▶ WHAT IS EXPECTED
From the listing below, pull out all lines with "this" in them.

Start

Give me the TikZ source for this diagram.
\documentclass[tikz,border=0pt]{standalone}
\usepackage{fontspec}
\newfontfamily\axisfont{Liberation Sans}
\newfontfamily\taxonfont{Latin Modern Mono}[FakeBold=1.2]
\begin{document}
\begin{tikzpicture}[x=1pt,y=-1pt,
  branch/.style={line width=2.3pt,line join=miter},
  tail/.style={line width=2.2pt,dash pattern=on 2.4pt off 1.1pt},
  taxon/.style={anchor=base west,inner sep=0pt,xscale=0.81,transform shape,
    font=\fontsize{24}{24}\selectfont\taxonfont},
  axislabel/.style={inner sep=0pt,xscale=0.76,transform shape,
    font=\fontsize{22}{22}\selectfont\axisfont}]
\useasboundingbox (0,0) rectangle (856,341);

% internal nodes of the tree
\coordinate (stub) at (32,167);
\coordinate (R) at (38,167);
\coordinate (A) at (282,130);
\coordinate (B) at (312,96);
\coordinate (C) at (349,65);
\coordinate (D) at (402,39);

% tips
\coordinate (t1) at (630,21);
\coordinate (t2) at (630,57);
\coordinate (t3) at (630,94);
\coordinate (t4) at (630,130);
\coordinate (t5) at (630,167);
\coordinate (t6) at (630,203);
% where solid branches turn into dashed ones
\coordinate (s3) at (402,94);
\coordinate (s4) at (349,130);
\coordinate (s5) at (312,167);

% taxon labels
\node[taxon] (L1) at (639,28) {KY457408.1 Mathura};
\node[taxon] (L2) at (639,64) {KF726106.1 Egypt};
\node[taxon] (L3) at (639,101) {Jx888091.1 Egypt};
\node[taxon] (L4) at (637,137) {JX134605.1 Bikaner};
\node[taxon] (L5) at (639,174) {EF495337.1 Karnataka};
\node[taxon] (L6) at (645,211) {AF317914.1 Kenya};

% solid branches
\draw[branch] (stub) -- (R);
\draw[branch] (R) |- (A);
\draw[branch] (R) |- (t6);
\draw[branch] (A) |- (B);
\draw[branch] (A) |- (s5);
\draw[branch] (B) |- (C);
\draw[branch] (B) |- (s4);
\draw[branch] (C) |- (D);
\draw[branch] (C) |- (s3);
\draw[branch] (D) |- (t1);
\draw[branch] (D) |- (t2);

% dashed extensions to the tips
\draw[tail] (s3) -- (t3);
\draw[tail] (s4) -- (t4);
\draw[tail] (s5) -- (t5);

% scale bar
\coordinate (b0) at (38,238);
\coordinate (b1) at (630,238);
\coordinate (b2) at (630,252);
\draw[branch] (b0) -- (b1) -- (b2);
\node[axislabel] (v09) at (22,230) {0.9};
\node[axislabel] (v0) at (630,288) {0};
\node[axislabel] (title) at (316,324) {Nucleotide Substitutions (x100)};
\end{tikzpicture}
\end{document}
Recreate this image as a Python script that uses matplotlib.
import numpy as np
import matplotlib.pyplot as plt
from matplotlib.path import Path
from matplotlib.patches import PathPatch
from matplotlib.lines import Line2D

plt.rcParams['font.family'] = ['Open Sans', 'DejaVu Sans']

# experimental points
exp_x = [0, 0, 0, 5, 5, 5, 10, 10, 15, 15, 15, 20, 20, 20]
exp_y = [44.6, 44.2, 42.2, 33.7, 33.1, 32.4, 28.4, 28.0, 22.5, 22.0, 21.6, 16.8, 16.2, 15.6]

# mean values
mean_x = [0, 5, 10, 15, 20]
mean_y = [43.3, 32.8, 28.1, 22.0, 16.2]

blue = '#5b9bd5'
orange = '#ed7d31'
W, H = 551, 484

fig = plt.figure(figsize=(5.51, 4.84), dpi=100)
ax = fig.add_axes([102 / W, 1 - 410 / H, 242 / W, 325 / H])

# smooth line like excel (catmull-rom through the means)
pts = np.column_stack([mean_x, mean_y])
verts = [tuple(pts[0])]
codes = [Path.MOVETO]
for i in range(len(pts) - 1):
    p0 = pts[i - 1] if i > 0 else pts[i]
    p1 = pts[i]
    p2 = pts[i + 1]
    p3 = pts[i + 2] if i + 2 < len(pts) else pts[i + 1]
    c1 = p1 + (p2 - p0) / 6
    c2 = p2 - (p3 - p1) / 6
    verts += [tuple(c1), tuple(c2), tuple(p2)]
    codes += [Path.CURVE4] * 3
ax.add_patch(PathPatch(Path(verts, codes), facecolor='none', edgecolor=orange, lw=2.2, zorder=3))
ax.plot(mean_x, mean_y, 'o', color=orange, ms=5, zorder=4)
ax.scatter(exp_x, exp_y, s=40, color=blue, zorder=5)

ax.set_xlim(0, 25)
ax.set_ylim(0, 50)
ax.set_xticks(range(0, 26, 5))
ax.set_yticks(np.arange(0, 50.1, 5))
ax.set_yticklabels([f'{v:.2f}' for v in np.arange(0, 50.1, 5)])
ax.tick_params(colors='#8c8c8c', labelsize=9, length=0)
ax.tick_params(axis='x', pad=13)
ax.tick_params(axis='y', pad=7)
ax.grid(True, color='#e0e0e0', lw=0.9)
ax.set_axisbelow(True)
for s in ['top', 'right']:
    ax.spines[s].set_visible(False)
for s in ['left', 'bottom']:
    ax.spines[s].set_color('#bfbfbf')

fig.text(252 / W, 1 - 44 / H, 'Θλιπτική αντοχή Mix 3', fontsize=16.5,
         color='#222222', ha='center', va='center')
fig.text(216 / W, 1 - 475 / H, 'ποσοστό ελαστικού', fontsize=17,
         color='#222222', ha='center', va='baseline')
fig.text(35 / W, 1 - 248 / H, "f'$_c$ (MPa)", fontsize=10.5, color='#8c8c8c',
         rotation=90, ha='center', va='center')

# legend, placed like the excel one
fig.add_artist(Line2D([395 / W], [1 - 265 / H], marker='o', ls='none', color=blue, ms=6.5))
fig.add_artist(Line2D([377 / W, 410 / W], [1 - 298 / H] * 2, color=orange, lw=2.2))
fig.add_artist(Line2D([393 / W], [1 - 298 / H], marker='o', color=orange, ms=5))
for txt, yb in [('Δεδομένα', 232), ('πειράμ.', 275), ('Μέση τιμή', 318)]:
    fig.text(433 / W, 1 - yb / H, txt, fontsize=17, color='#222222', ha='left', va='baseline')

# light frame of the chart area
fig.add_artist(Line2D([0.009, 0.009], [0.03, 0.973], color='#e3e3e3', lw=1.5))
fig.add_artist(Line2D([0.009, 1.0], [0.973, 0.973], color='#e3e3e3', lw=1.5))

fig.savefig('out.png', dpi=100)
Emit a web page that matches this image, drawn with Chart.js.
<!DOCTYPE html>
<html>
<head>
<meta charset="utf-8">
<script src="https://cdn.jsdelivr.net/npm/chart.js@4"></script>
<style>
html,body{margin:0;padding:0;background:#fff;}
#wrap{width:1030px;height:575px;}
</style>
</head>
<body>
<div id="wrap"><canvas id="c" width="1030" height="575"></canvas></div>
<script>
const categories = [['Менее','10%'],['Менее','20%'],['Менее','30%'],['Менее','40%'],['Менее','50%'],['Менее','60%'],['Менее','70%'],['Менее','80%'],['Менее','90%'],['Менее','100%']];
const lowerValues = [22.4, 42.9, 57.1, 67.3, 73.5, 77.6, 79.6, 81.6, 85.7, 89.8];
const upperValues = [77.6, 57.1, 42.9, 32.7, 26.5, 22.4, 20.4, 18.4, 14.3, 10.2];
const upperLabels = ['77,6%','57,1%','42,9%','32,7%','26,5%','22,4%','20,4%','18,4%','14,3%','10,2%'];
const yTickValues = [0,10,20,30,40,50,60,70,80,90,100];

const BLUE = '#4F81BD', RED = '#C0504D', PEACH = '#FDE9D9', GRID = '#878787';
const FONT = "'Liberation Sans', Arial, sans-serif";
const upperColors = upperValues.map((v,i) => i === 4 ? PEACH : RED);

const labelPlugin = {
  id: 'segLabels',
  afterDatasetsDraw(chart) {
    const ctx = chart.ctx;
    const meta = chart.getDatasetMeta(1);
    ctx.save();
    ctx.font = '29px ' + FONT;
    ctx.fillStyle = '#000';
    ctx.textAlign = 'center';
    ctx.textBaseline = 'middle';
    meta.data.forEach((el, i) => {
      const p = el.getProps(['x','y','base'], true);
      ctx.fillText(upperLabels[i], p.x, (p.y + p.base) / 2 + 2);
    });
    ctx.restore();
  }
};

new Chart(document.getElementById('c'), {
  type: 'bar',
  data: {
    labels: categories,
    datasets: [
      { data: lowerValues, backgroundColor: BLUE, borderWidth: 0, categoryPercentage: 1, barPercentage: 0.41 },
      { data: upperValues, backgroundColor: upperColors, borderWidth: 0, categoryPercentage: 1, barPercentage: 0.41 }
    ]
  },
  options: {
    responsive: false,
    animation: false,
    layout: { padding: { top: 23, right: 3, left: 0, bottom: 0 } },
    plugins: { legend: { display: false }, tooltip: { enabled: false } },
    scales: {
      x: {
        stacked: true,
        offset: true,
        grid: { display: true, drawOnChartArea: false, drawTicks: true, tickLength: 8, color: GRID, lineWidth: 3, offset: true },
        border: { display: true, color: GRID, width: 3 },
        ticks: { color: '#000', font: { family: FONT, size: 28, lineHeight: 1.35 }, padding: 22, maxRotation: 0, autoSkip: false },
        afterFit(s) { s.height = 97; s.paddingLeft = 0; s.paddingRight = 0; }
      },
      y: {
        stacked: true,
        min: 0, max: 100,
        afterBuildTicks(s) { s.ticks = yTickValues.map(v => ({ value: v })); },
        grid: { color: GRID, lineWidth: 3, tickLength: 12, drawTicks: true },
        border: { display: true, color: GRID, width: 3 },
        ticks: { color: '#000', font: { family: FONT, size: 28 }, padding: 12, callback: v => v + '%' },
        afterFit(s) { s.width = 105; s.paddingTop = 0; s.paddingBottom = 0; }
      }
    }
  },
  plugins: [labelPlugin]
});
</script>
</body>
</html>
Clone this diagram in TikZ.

End

▶ EXERCISE ANSWER
Give me the TikZ source for this diagram.
Recreate this image as a Python script that uses matplotlib.
Emit a web page that matches this image, drawn with Chart.js.
Clone this diagram in TikZ.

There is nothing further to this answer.